Saturday, January 02, 2021

The Grouble With Gribbles

Imagine my surprise to learn that a gribble is an actual thing!  I thought it was just the odd noise a hamburger corporation mascot makes in 1980s television commercials.  But no, a gribble is in general a white, quite pale, crustacean.  Here's a delightful sentence from the Brittanica online: They feed on algae, driftwood, & the submerged wood of docks & wharves & sometimes attack the nonwoody insulation of submarine cables.

Perhaps the author of that article got a tad too judgmental in the last sentence.  "Attack"?  Perhaps I should investigate further - the image of a gribble "attacking" something it wants to eat is perhaps akin to one "attacking" a meal when one is hungry.

Instead, I decide to look at pictures of gribbles.  Here's one:


One image, two gribbles.  It's from an article entitled "The Gribble Worm Could Hold Secrets for Cheaper Renewable Energy."  It's a bit weird that they outright call the gribble a worm in the headline but say in the first sentence: Perhaps you can tell by their name, but gribble worms are not the most beloved of crustaceans.

What the hell?  Does the word "gribble" automatically sound pejorative to you?  How can I tell by its name that it's not the most beloved of crustaceans?  & by the way, how can you be trusted if you call something both a worm & a crustacean?  Worms aren't crustaceans.  That seems pretty easy to research.

But I wondered if I wasn't cool enough to know what "gribble" might mean, especially to the hip Popular Mechanics crowd (that's where the article is).  So I went to the trusty Urban Dictionary, which tells me that gribble is the slang term in Hawaii for falling or "eating it."  As usual, there's a helpful sample sentence: Sam gribbled on the turf.

Let me just state that I don't see or hear any relationship in the word gribble with eating wood, being loved, or falling down.  In fact, the word is quite young, having entered the English language barely two hundred years ago - centuries in fact after sailors probably noticed them eating their piers.  Etymologists don't know exactly where the word comes from, but most seem to think it's a slight variation on "grub."  & sure, "grubby" is an insulting term, but I don't hear "grubby" in "gribble."  Seriously, all I can hear is some variation of what the Hamburglar said in old commercials (although I think it was "robble robble" & not "gribble gribble").

Can I tell you two more things about gribbles?  They're from the Wikipedia article.

One: Gribbles play an ecologically important role, by helping to degrade & recycle driftwood.

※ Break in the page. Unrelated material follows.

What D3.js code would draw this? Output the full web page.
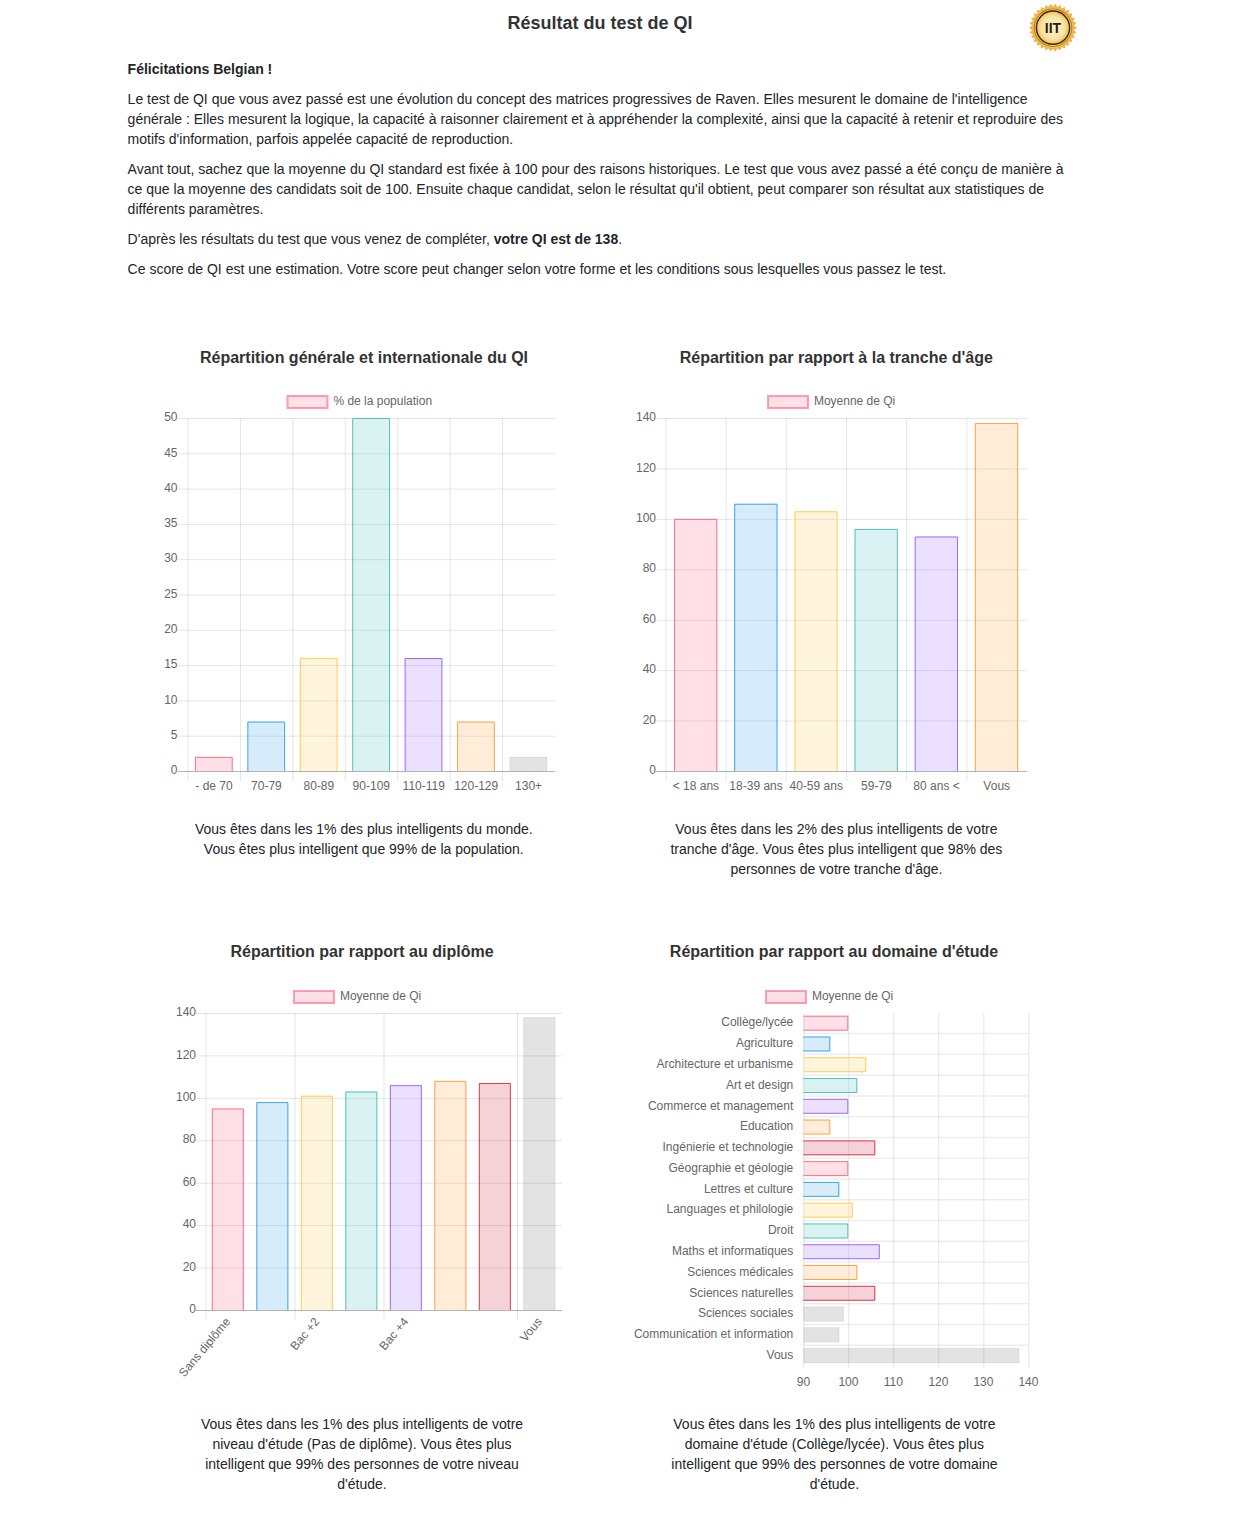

Most seaweed boring gribbles attack holdfasts & their activities can cause the seaweed to come adrift especially during storms.

& two: For defense, gribbles can jam themselves within their burrows using their uropods & block the tunnel with their rear disc-shaped segment, the pleotelson.

Now, I'm not entirely sure what that means, but it doesn't suggest to me an animal people naturally hate.  But if you're going to be mean to an animal that helps degrade & recycle driftwood, I hope it jams its uropods & sticks its pleotelson in your stupid face.